An abbreviation STO stands for Security Token Offering. STOs are similar to ICOs but have some fundamental differences. For instance, security tokens are regulated offering like traditional securities and are subject to the same legal compliance requirements. Their key difference is that a security token records the ownership of the investment product on a blockchain.
The interest in STO lists has grown recently as startups and established companies are looking for new fundraising methods.
Pros and Cons of STOs
STOs are regulated, which means there is a lower risk for investors. Security tokens are usually backed by real-world assets which also helps investors assess the intrinsic value of the tokens. Combined, the preceding two factors allow STOs to draw more attention from traditional institutional investors.
A wide variety of companies can participate in the STO ecosystem. Platforms like exchanges, broker-dealers, or custodians can all benefit from STOs. These companies can easily issue security tokens to facilitate access for retail investors, as long as the security token can be filed as security.
STOs can be tricky, though the legal aspects of security tokens can sometimes be blurry and according to Marvin Steinberg, an STO expert and the founder of CPI Tech, companies that want to issue an STO will have to take account for promotional and technical aspects as well as legal compliance. The demand for security token offerings is increasing rapidly, which puts pressure on companies not to miss out. As a result, hundreds of both startups and enterprises are rushing things and consequently making critical mistakes.
Businesses that want to make use of STOs will need to have a solid platform and comply with all the regulations and laws, this is crucial for the success of the STO. To aid the growth of security tokens, Marvin Steinberg has created an STO guide that offers crucial information on how anyone gets started with STOs.

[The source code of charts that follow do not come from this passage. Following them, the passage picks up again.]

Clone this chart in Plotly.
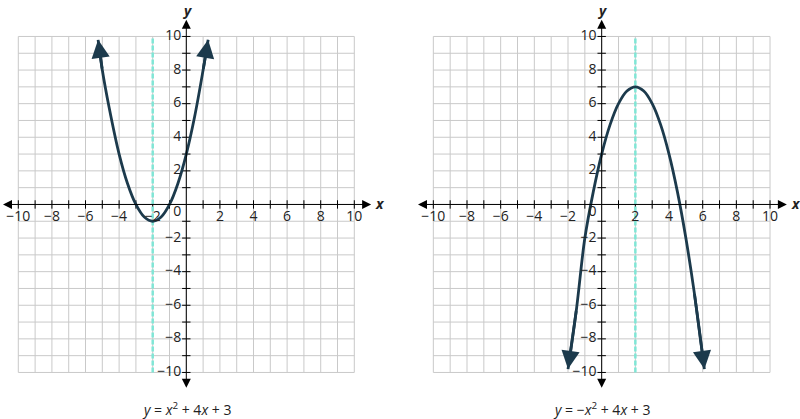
import plotly.graph_objects as go

# grid / tick values
grid_vals = list(range(-10, 11))
label_vals = [-10, -8, -6, -4, -2, 2, 4, 6, 8, 10]
label_text = ["\u221210", "\u22128", "\u22126", "\u22124", "\u22122", "2", "4", "6", "8", "10"]

left_x = [-5.25, -5.0, -4.6, -4.0, -3.5, -3.0, -2.5, -2.0, -1.5, -1.0, -0.5, 0.0, 0.5, 1.0, 1.3]
left_y = [9.8, 8.0, 5.8, 3.0, 1.25, 0.0, -0.75, -1.0, -0.75, 0.0, 1.25, 3.0, 5.25, 8.0, 9.8]

right_x = [-2.0, -1.5, -1.0, -0.5, 0.0, 0.5, 1.0, 1.5, 2.0, 2.5, 3.0, 3.5, 4.0, 4.5, 5.0, 5.5, 6.1]
right_y = [-9.8, -6.25, -2.0, 0.75, 3.0, 4.75, 6.0, 6.75, 7.0, 6.75, 6.0, 4.75, 3.0, 0.75, -2.0, -5.25, -9.8]

axis_of_symmetry = [-2, 2]
captions = ["<i>y</i> = <i>x</i><sup>2</sup> + 4<i>x</i> + 3",
            "<i>y</i> = \u2212<i>x</i><sup>2</sup> + 4<i>x</i> + 3"]

CURVE = "#1c3a4c"
GRID = "#c9c9c9"
DASH = "#80e6d6"
TEXT = "#222222"
FONT = "Open Sans"

fig = go.Figure()


def grid_lines():
    gx, gy = [], []
    for v in grid_vals:
        gx += [v, v, None]
        gy += [-10, 10, None]
        gx += [-10, 10, None]
        gy += [v, v, None]
    return gx, gy


def tick_marks():
    tx, ty = [], []
    for v in grid_vals:
        if v == 0:
            continue
        tx += [v, v, None]
        ty += [-0.25, 0.25, None]
        tx += [-0.25, 0.25, None]
        ty += [v, v, None]
    return tx, ty


def add_panel(n, cx, cy, sym_x, caption):
    xa = "x" if n == 1 else "x%d" % n
    ya = "y" if n == 1 else "y%d" % n

    gx, gy = grid_lines()
    fig.add_trace(go.Scatter(x=gx, y=gy, mode="lines", line=dict(color=GRID, width=1),
                             xaxis=xa, yaxis=ya, hoverinfo="skip"))
    tx, ty = tick_marks()
    fig.add_trace(go.Scatter(x=tx, y=ty, mode="lines", line=dict(color="#000000", width=1),
                             xaxis=xa, yaxis=ya, hoverinfo="skip"))
    # axis of symmetry
    fig.add_trace(go.Scatter(x=[sym_x, sym_x], y=[-10, 10], mode="lines",
                             line=dict(color=DASH, width=2.5, dash="5px,2px"),
                             xaxis=xa, yaxis=ya, hoverinfo="skip"))
    # parabola
    fig.add_trace(go.Scatter(x=cx, y=cy, mode="lines", line=dict(color=CURVE, width=2.8, shape="spline"),
                             xaxis=xa, yaxis=ya, hoverinfo="skip"))
    # tick labels
    fig.add_trace(go.Scatter(x=label_vals, y=[-0.75] * len(label_vals), mode="text", text=label_text,
                             textfont=dict(family=FONT, size=14, color=TEXT),
                             xaxis=xa, yaxis=ya, hoverinfo="skip"))
    fig.add_trace(go.Scatter(x=[-0.3] * len(label_vals), y=label_vals, mode="text", text=label_text,
                             textposition="middle left",
                             textfont=dict(family=FONT, size=14, color=TEXT),
                             xaxis=xa, yaxis=ya, hoverinfo="skip"))
    fig.add_trace(go.Scatter(x=[-0.3], y=[-0.45], mode="text", text=["0"], textposition="middle left",
                             textfont=dict(family=FONT, size=14, color=TEXT),
                             xaxis=xa, yaxis=ya, hoverinfo="skip"))

    # main axes with arrows at both ends
    fig.add_annotation(x=11, y=0, ax=-11, ay=0, xref=xa, yref=ya, axref=xa, ayref=ya,
                       text="", showarrow=True, arrowhead=2, arrowsize=1.8, arrowwidth=1,
                       arrowside="end+start", arrowcolor="#000000")
    fig.add_annotation(x=0, y=11, ax=0, ay=-11, xref=xa, yref=ya, axref=xa, ayref=ya,
                       text="", showarrow=True, arrowhead=2, arrowsize=1.8, arrowwidth=1,
                       arrowside="end+start", arrowcolor="#000000")
    fig.add_annotation(x=11.55, y=0.05, xref=xa, yref=ya, text="<b><i>x</i></b>", showarrow=False,
                       font=dict(family=FONT, size=14, color=TEXT))
    fig.add_annotation(x=0.05, y=11.55, xref=xa, yref=ya, text="<b><i>y</i></b>", showarrow=False,
                       font=dict(family=FONT, size=14, color=TEXT))

    # arrowheads at both ends of the parabola
    fig.add_annotation(x=cx[0], y=cy[0], ax=cx[1], ay=cy[1], xref=xa, yref=ya, axref=xa, ayref=ya,
                       text="", showarrow=True, arrowhead=2, arrowsize=1.3, arrowwidth=2.8,
                       arrowcolor=CURVE)
    fig.add_annotation(x=cx[-1], y=cy[-1], ax=cx[-2], ay=cy[-2], xref=xa, yref=ya, axref=xa, ayref=ya,
                       text="", showarrow=True, arrowhead=2, arrowsize=1.3, arrowwidth=2.8,
                       arrowcolor=CURVE)

    fig.add_annotation(x=0, y=-12.15, xref=xa, yref=ya, text=caption, showarrow=False,
                       font=dict(family=FONT, size=14, color=TEXT))


add_panel(1, left_x, left_y, axis_of_symmetry[0], captions[0])
add_panel(2, right_x, right_y, axis_of_symmetry[1], captions[1])

ax_style = dict(showgrid=False, zeroline=False, showticklabels=False, ticks="", fixedrange=True)
fig.update_layout(
    width=800, height=419,
    margin=dict(l=0, r=0, t=0, b=0),
    paper_bgcolor="white", plot_bgcolor="white",
    showlegend=False,
    xaxis=dict(domain=[0, 0.5], range=[-11.09, 12.72], anchor="y", **ax_style),
    yaxis=dict(domain=[0, 1], range=[-12.77, 12.17], anchor="x", **ax_style),
    xaxis2=dict(domain=[0.5, 1], range=[-11.98, 11.78], anchor="y2", **ax_style),
    yaxis2=dict(domain=[0, 1], range=[-12.77, 12.17], anchor="x2", **ax_style),
)

fig.write_html("out.html", config={"displayModeBar": False},
               post_script="document.body.style.margin='0';")
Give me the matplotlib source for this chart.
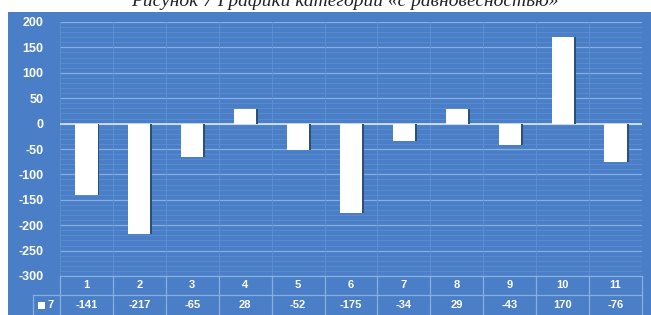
import numpy as np
import matplotlib.pyplot as plt
from matplotlib.patches import Rectangle
from matplotlib.transforms import blended_transform_factory

plt.rcParams['axes.unicode_minus'] = False

# data
categories = ['1', '2', '3', '4', '5', '6', '7', '8', '9', '10', '11']
values = [-141, -217, -65, 28, -52, -175, -34, 29, -43, 170, -76]
series_name = '7'
title = 'Рисунок 7 Графики категорий «с равновесностью»'

BLUE = '#4a7ec6'
GRID = '#86aee2'
MINOR = '#5e90d3'
W, H = 651, 315

fig = plt.figure(figsize=(W / 100, H / 100), dpi=100)
fig.patch.set_facecolor('white')

# blue chart background
fig.patches.append(Rectangle((8 / W, 0), 1, 1 - 12 / H, transform=fig.transFigure,
                             facecolor=BLUE, edgecolor='none', zorder=-5))

# cut-off caption at the top
fig.text(345 / W, 1 - 6 / H, title, ha='center', va='baseline', fontsize=14,
         family='Liberation Serif', style='italic', color='#222222')

ax = fig.add_axes([60 / W, 1 - 276 / H, 582 / W, 254 / H])
ax.set_facecolor(BLUE)
x = np.arange(1, len(values) + 1)
ax.set_xlim(0.5, len(values) + 0.5)
ax.set_ylim(-300, 200)

# gridlines
for yv in np.arange(-300, 201, 10):
    major = yv % 50 == 0
    ax.axhline(yv, color=GRID if major else MINOR, lw=0.9 if major else 0.5, zorder=1)
for xv in np.arange(0.5, len(values) + 1, 1):
    ax.axvline(xv, color=MINOR, lw=0.6, zorder=1)
ax.axhline(0, color='#d8e6f8', lw=1.2, zorder=2)

# shadow then bars
ax.bar(x + 0.035, values, width=0.42, color='#2b5275', zorder=3)
ax.bar(x, values, width=0.42, color='white', zorder=4)

for s in ax.spines.values():
    s.set_visible(False)
ax.set_xticks([])
ax.set_yticks(np.arange(-300, 201, 50))
ax.tick_params(axis='y', length=0, pad=12, labelcolor='white', labelsize=9)
for lab in ax.get_yticklabels():
    lab.set_fontweight('bold')
    lab.set_family('Liberation Sans')

# data table under the axis
tr = blended_transform_factory(ax.transData, ax.transAxes)
r1 = -19 / 254
r2 = -40 / 254
lc = GRID
for i, (c, v) in enumerate(zip(categories, values)):
    ax.text(x[i], r1 / 2, c, transform=tr, ha='center', va='center', color='white',
            fontsize=8, fontweight='bold', family='Liberation Sans', clip_on=False)
    ax.text(x[i], (r1 + r2) / 2, str(v), transform=tr, ha='center', va='center',
            color='white', fontsize=8, fontweight='bold', family='Liberation Sans',
            clip_on=False)
for xv in np.arange(0.5, len(values) + 1, 1):
    ax.plot([xv, xv], [0, r2], transform=tr, color=lc, lw=0.9, clip_on=False)
ax.plot([0.5, len(values) + 0.5], [r1, r1], transform=tr, color=lc, lw=0.9, clip_on=False)
ax.plot([0.5, len(values) + 0.5], [0, 0], transform=tr, color=lc, lw=0.9, clip_on=False)

# row header with legend key
hx0 = -27 / 582
ax.plot([hx0, 0], [r1, r1], transform=ax.transAxes, color=lc, lw=0.9, clip_on=False)
ax.plot([hx0, hx0], [r1, r2], transform=ax.transAxes, color=lc, lw=0.9, clip_on=False)
ax.add_patch(Rectangle((-22 / 582, (r1 + r2) / 2 - 3.5 / 254), 7 / 582, 7 / 254,
                       transform=ax.transAxes, facecolor='white', edgecolor='none',
                       clip_on=False))
ax.text(-13 / 582, (r1 + r2) / 2, series_name, transform=ax.transAxes, ha='left',
        va='center', color='white', fontsize=8, fontweight='bold',
        family='Liberation Sans', clip_on=False)

fig.savefig('out.png', dpi=100)
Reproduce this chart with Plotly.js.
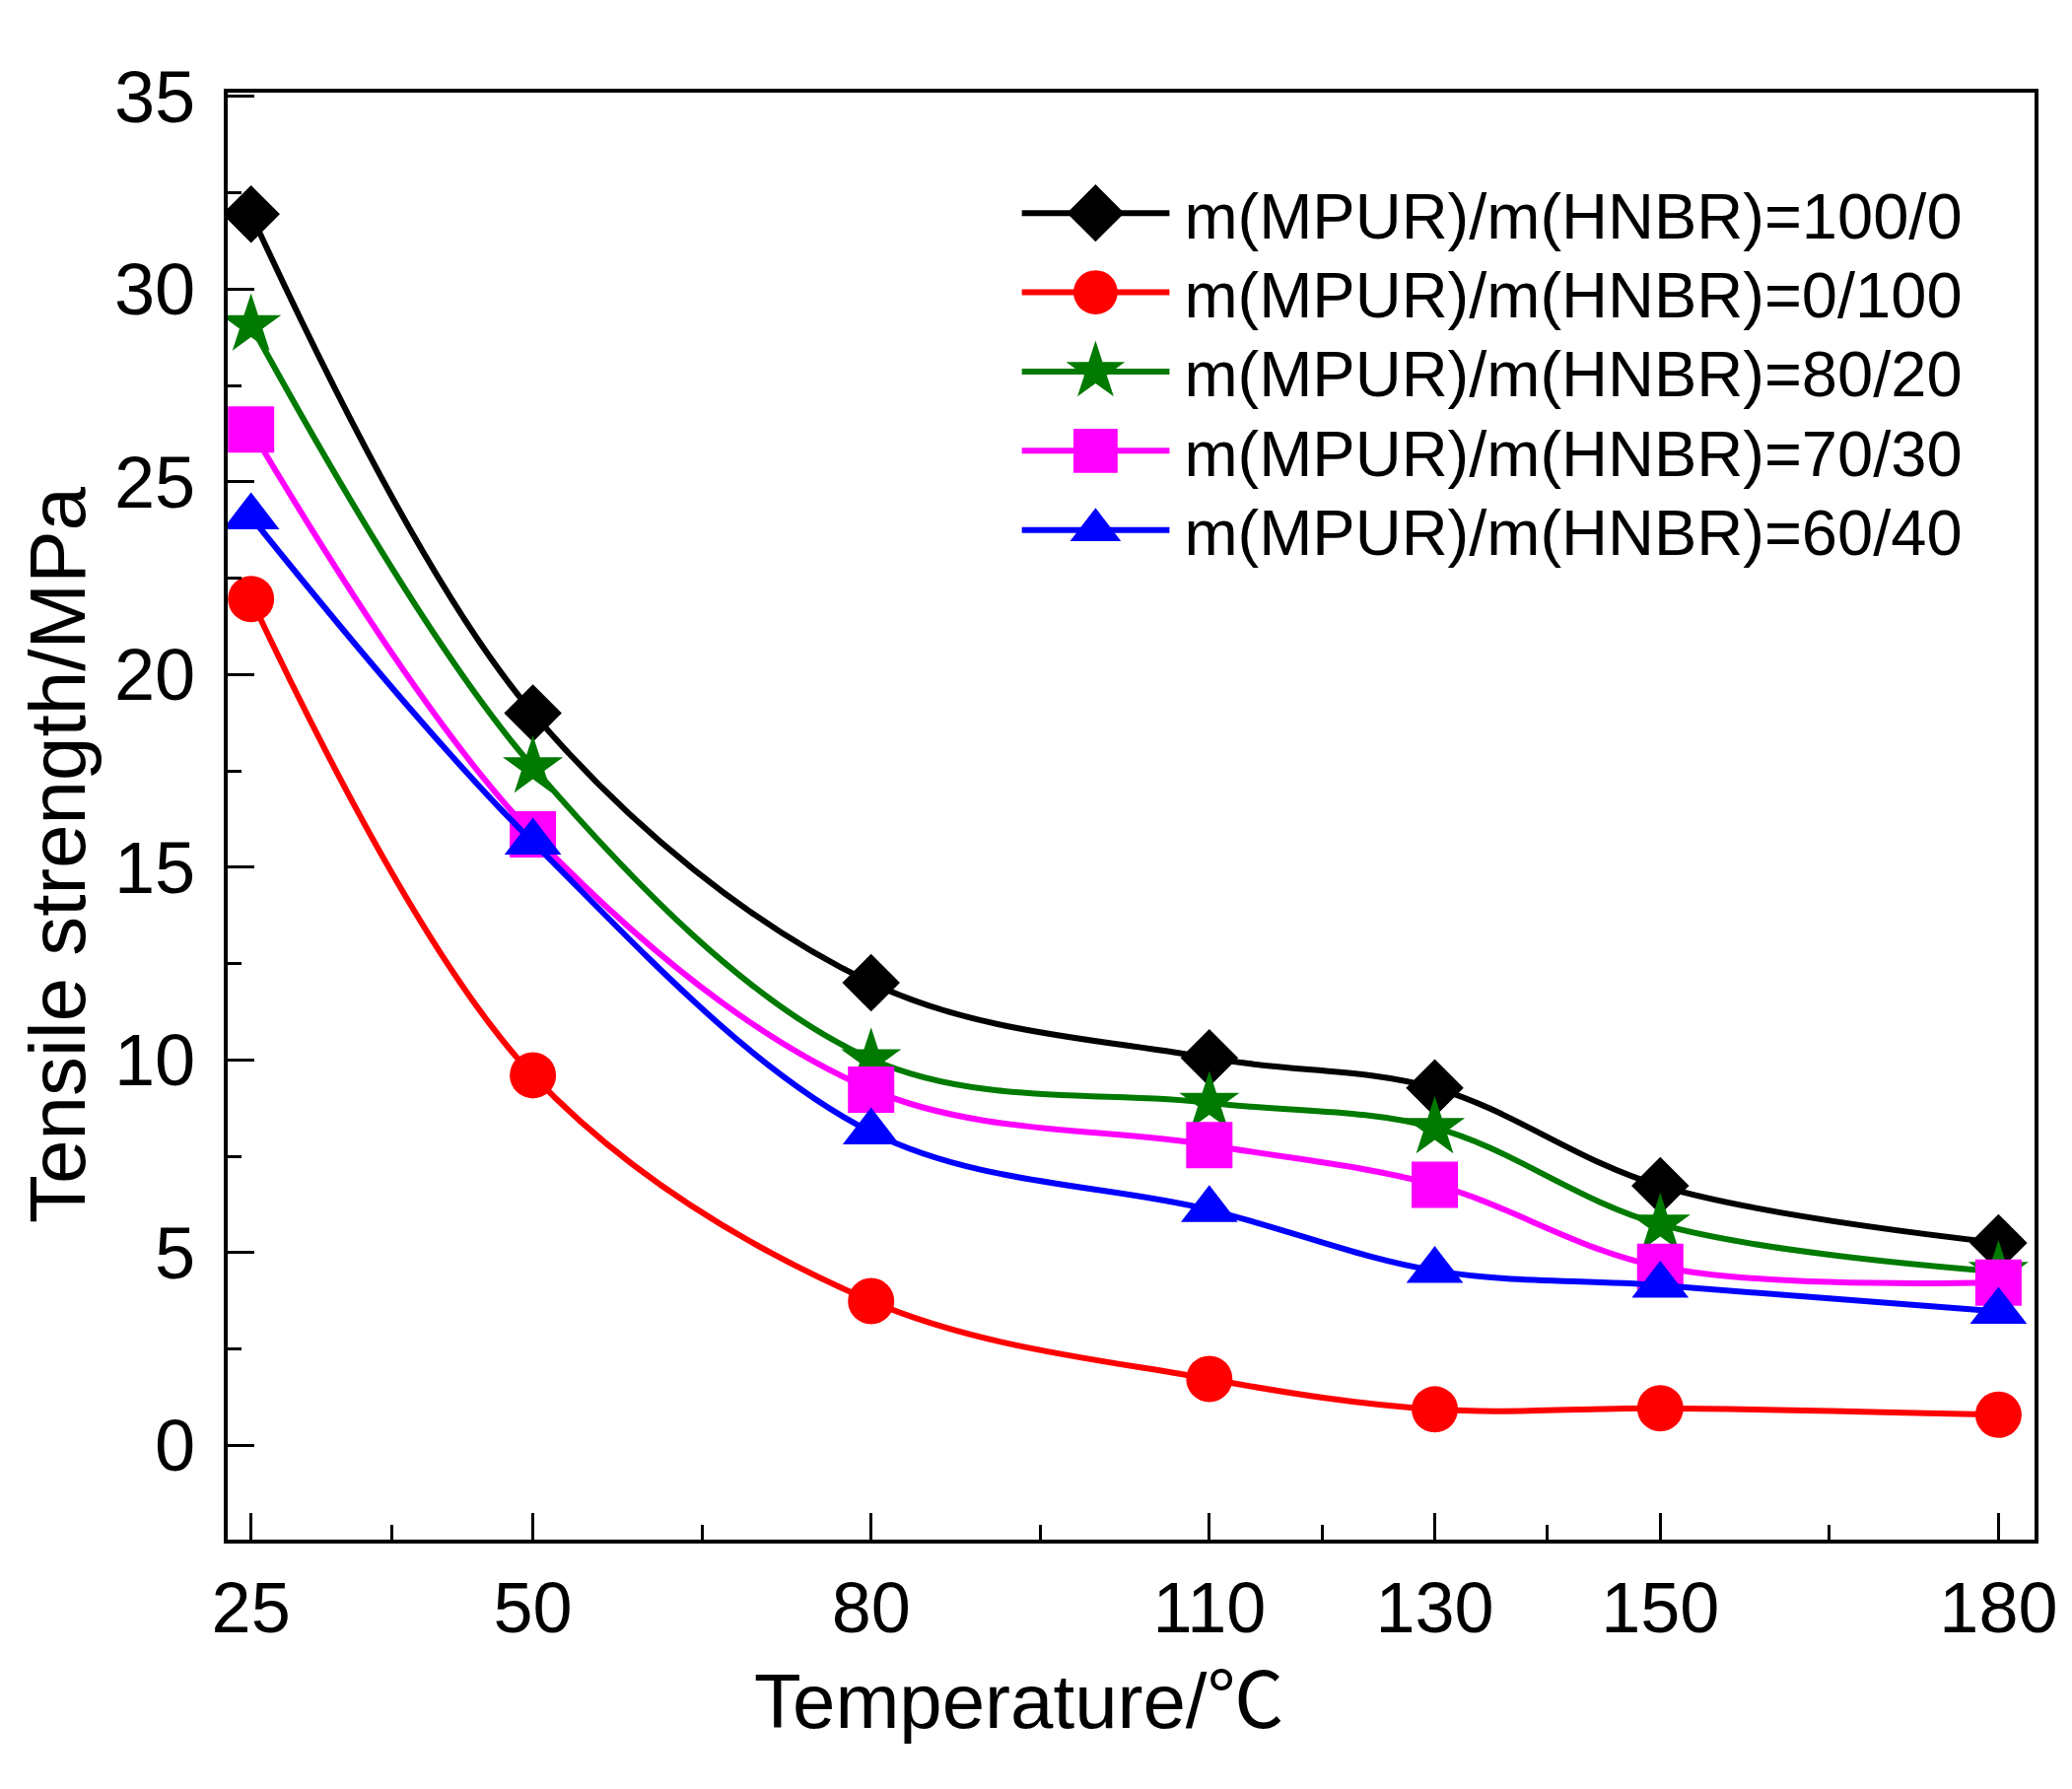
<!DOCTYPE html>
<html>
<head>
<meta charset="utf-8">
<script src="https://cdn.plot.ly/plotly-3.0.1.min.js"></script>
<style>
    html, body { margin:0; padding:0; background:#fff; }
    #tensileChart { width:2102px; height:1815px; }
</style>
</head>
<body>

<div id="tensileChart"></div>

<script>

// ==========================================================
// DATA
// ==========================================================

let temperature = [25, 50, 80, 110, 130, 150, 180];

let ratio100_0 = [31.95, 19.0, 12.0, 10.05, 9.27, 6.73, 5.25];
let ratio0_100 = [21.96, 9.6, 3.74, 1.72, 0.93, 0.96, 0.79];
let ratio80_20 = [29.07, 17.6, 10.02, 8.89, 8.24, 5.73, 4.5];
let ratio70_30 = [26.36, 15.85, 9.23, 7.79, 6.76, 4.63, 4.22];
let ratio60_40 = [24.09, 15.65, 8.13, 6.11, 4.53, 4.15, 3.47];

let seriesNames = [
    "m(MPUR)/m(HNBR)=100/0",
    "m(MPUR)/m(HNBR)=0/100",
    "m(MPUR)/m(HNBR)=80/20",
    "m(MPUR)/m(HNBR)=70/30",
    "m(MPUR)/m(HNBR)=60/40"
];

let xMajorTicks = [25, 50, 80, 110, 130, 150, 180];
let xMinorTicks = [37.5, 65, 95, 120, 140, 165];


// ==========================================================
// TRACES
// ==========================================================

function makeTrace(name, values, color, symbol, size){

    return {
        x: temperature,
        y: values,
        name: name,
        type: "scatter",
        mode: "lines+markers",
        line: { color: color, width: 6, shape: "spline", smoothing: 1 },
        marker: { color: color, symbol: symbol, size: size }
    };

}


let traces = [
    makeTrace(seriesNames[0], ratio100_0, "#000000", "diamond", 45),
    makeTrace(seriesNames[1], ratio0_100, "#ff0000", "circle", 47),
    makeTrace(seriesNames[2], ratio80_20, "#007a00", "star", 46),
    makeTrace(seriesNames[3], ratio70_30, "#ff00ff", "square", 47),
    makeTrace(seriesNames[4], ratio60_40, "#0000ff", "triangle-up", 50)
];


// ==========================================================
// LAYOUT
// ==========================================================

let fontFamily = "'Liberation Sans', Arial, sans-serif";

let layout = {

    width: 2102,
    height: 1815,
    margin: { l: 231, r: 38, t: 94, b: 253 },
    paper_bgcolor: "#ffffff",
    plot_bgcolor: "#ffffff",
    font: { family: fontFamily, color: "#000000", size: 65 },
    showlegend: true,

    legend: {
        x: 0.4394,
        y: 0.95,
        xanchor: "left",
        yanchor: "top",
        bgcolor: "rgba(0,0,0,0)",
        font: { family: fontFamily, size: 65, color: "#000000" },
        itemwidth: 155
    },

    xaxis: {
        range: [22.93, 183.2],
        tickmode: "array",
        tickvals: xMajorTicks,
        ticktext: xMajorTicks.map(String),
        ticks: "inside",
        ticklen: 27,
        tickwidth: 3,
        tickcolor: "#000000",
        minor: {
            tickmode: "array",
            tickvals: xMinorTicks,
            ticks: "inside",
            ticklen: 15,
            tickwidth: 3,
            tickcolor: "#000000"
        },
        showline: true,
        linecolor: "#000000",
        linewidth: 4,
        mirror: true,
        showgrid: false,
        zeroline: false,
        ticklabelstandoff: 4,
        tickfont: { family: fontFamily, size: 72, color: "#000000" }
    },

    yaxis: {
        range: [-2.45, 35.1],
        tickmode: "linear",
        tick0: 0,
        dtick: 5,
        ticks: "inside",
        ticklen: 27,
        tickwidth: 3,
        tickcolor: "#000000",
        minor: {
            tickmode: "linear",
            tick0: 0,
            dtick: 2.5,
            ticks: "inside",
            ticklen: 14,
            tickwidth: 3,
            tickcolor: "#000000"
        },
        showline: true,
        linecolor: "#000000",
        linewidth: 4,
        mirror: true,
        showgrid: false,
        zeroline: false,
        ticklabelstandoff: 14,
        tickfont: { family: fontFamily, size: 74, color: "#000000" }
    },

    // both axis titles sit off the plot centre in the original, so place them by hand
    annotations: [
        {
            text: "Temperature/<span style='font-family:\"Noto Sans CJK SC\"'>℃</span>",
            xref: "paper",
            yref: "paper",
            x: 0.438,
            y: -0.107,
            xanchor: "center",
            yanchor: "middle",
            showarrow: false,
            font: { family: fontFamily, size: 78, color: "#000000" }
        },
        {
            text: "Tensile strength/MPa",
            xref: "paper",
            yref: "paper",
            x: -0.0944,
            y: 0.4734,
            xanchor: "center",
            yanchor: "middle",
            textangle: -90,
            showarrow: false,
            font: { family: fontFamily, size: 80, color: "#000000" }
        }
    ]

};


// ==========================================================
// DRAW
// ==========================================================

Plotly.newPlot("tensileChart", traces, layout, { displayModeBar: false, staticPlot: true })
.then(function(){

    // legend samples as in the original: long line, full size marker, tighter rows
    let items = document.querySelectorAll("#tensileChart .legend .traces");

    let rowGap = 80.4;
    let firstY = null;

    items.forEach(function(item, i){

        let pos = (item.getAttribute("transform") || "").match(/translate\(([-\d.]+)[ ,]+([-\d.]+)\)/);

        if(pos){
            if(firstY === null){ firstY = parseFloat(pos[2]); }
            item.setAttribute("transform", "translate(" + pos[1] + "," + (firstY + i*rowGap) + ")");
        }

        let line = item.querySelector(".legendlines path");

        if(line){
            line.setAttribute("d", "M0,0h150");
            line.style.strokeWidth = "6px";
        }

        let point = item.querySelector(".legendsymbols path.scatterpts");

        if(point){
            point.setAttribute("transform", "translate(75,0) scale(2.8)");
        }

    });

});

</script>
</body>
</html>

Steps and Tips to Launch a Successful STO
In his guide, Marvin Steinberg states that the first thing a business needs in order to launch a successful STO is to choose the type of STO, as well as its jurisdiction. Different types of STOs will attract different types of investors. Its structure also has a massive impact on dividends, shares in the company, and many other aspects.
Marvin Steinberg goes on that businesses would also need to create something called SPVs. A Special Purpose Vehicle is a structure that becomes an equity shareholder in the main company and allows investors to access dividends and equity shares. Marvin Steinberg clarifies that he has been taking advantage of the EU’s small offering exemption by creating 3 main STO rounds.
Marvin Steinberg asserts that businesses need to understand how crucial it is to have a dedicated dashboard to the STO as a solid infrastructure will ensure that the issuance of tokens is safe and compliant with all the regulations required. As previously stated, an STO will be successful only if it’s able to reach the right network of investors. The classic model still prevails here with the 3 traditional stages: the private sale, the pre-sale, and the main sale.
It’s important not to forget about marketing. Sure, you might have the greatest product or service ever but who is going to buy it or use it if no one knows about it? Marvin Steinberg explains how important marketing is if a business wants to raise money through an STO, and he emphasizes how strict the rules for crypto marketing can be. Google and Facebook, for instance, do not allow regular PPC ads for cryptocurrency products.
Businesses need to use innovative marketing strategies that are unique to their business model and are able to reach the right group of investors while taking into account all the metrics and milestones.
Clearly, launching a successful STO can be hard and confusing, especially if you are not too familiar with the blockchain industry. Getting help from a certified STO advisor or service is crucial even if you are familiar with the cryptocurrency market. Many companies simply rush the process and make simple mistakes that can easily be avoided.
Use Only Reputable STO Services and Solutions
While the demand for STOs is increasing, the number of services offering STO solutions is also increasing. However, most STO service providers aren’t always professional and can, in fact, be scams. That’s why it’s extremely important to choose a reputable service or platform with a good record.
Marvin Steinberg and CPI Tech have a proven record with more than 43 successful projects and currently aiming to tokenize a part of Times Square, embarking into a $700 million project. CPI technologies was co-founded by Maximilian Schmidt, an expert in developing BTC applications.
The State of STOs
One of the biggest innovations for the fundraising of cryptocurrencies was the creation of ICOs. This form of crowdfunding was extremely popular in 2017 and 2018 when hundreds of ICOs were launched every month. However, the hype quickly faded as most ICOs failed or were simply blatant scams.
STOs are safer as they are required to comply with regulations. There is a stark gap between how an ICO operates in comparison to an STO. Common ICO promotional tactics like cryptocurrency airdrops and cryptocurrency bounties should not be executed with STOs, as legally compliant securities cannot be distributed with ease.
Businesses looking for growth opportunities that offer investors peace of mind and have a higher chance of attracting reputable institutional investors will be able to do so with STOs. Marvin Steinberg believes STOs will dominate the sector in the near future and has created a simple-to-understand guide on STOs and how to execute them successfully while complying with all regulations.